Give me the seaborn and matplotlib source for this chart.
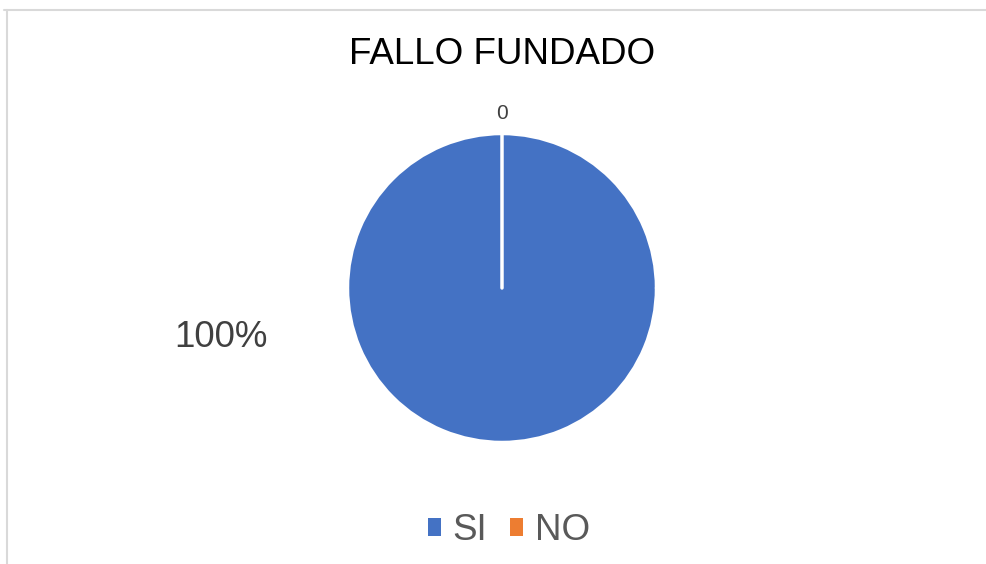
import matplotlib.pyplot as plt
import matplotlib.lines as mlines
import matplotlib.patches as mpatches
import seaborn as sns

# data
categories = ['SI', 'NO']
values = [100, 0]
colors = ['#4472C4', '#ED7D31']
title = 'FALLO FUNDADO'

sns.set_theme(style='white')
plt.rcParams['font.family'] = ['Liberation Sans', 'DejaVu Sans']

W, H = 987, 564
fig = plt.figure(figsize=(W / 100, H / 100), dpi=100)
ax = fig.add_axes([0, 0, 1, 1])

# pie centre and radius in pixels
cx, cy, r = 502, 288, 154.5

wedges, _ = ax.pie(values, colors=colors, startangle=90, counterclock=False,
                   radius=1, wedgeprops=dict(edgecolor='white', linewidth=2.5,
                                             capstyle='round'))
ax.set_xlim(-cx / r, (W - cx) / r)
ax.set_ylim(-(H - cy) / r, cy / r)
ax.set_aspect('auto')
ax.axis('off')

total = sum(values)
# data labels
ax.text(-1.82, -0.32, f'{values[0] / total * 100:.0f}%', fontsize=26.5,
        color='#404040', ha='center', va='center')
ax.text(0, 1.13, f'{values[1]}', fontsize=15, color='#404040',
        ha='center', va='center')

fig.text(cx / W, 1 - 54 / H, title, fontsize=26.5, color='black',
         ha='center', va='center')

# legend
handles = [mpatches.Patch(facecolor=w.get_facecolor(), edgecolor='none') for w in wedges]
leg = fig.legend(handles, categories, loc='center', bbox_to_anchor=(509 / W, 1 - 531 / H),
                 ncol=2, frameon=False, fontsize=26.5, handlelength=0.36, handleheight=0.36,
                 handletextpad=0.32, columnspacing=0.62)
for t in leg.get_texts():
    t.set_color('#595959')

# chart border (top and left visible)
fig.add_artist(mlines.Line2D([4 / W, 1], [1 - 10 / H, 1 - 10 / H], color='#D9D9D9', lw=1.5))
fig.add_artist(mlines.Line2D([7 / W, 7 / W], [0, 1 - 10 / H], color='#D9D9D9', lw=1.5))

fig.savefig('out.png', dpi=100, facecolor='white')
______________________________
* _What the task requires_
Omit every picture, then repeat the remaining data exactly as it appears above.

* _The result_
Give me the seaborn and matplotlib source for this chart.
import matplotlib.pyplot as plt
import matplotlib.lines as mlines
import matplotlib.patches as mpatches
import seaborn as sns

# data
categories = ['SI', 'NO']
values = [100, 0]
colors = ['#4472C4', '#ED7D31']
title = 'FALLO FUNDADO'

sns.set_theme(style='white')
plt.rcParams['font.family'] = ['Liberation Sans', 'DejaVu Sans']

W, H = 987, 564
fig = plt.figure(figsize=(W / 100, H / 100), dpi=100)
ax = fig.add_axes([0, 0, 1, 1])

# pie centre and radius in pixels
cx, cy, r = 502, 288, 154.5

wedges, _ = ax.pie(values, colors=colors, startangle=90, counterclock=False,
                   radius=1, wedgeprops=dict(edgecolor='white', linewidth=2.5,
                                             capstyle='round'))
ax.set_xlim(-cx / r, (W - cx) / r)
ax.set_ylim(-(H - cy) / r, cy / r)
ax.set_aspect('auto')
ax.axis('off')

total = sum(values)
# data labels
ax.text(-1.82, -0.32, f'{values[0] / total * 100:.0f}%', fontsize=26.5,
        color='#404040', ha='center', va='center')
ax.text(0, 1.13, f'{values[1]}', fontsize=15, color='#404040',
        ha='center', va='center')

fig.text(cx / W, 1 - 54 / H, title, fontsize=26.5, color='black',
         ha='center', va='center')

# legend
handles = [mpatches.Patch(facecolor=w.get_facecolor(), edgecolor='none') for w in wedges]
leg = fig.legend(handles, categories, loc='center', bbox_to_anchor=(509 / W, 1 - 531 / H),
                 ncol=2, frameon=False, fontsize=26.5, handlelength=0.36, handleheight=0.36,
                 handletextpad=0.32, columnspacing=0.62)
for t in leg.get_texts():
    t.set_color('#595959')

# chart border (top and left visible)
fig.add_artist(mlines.Line2D([4 / W, 1], [1 - 10 / H, 1 - 10 / H], color='#D9D9D9', lw=1.5))
fig.add_artist(mlines.Line2D([7 / W, 7 / W], [0, 1 - 10 / H], color='#D9D9D9', lw=1.5))

fig.savefig('out.png', dpi=100, facecolor='white')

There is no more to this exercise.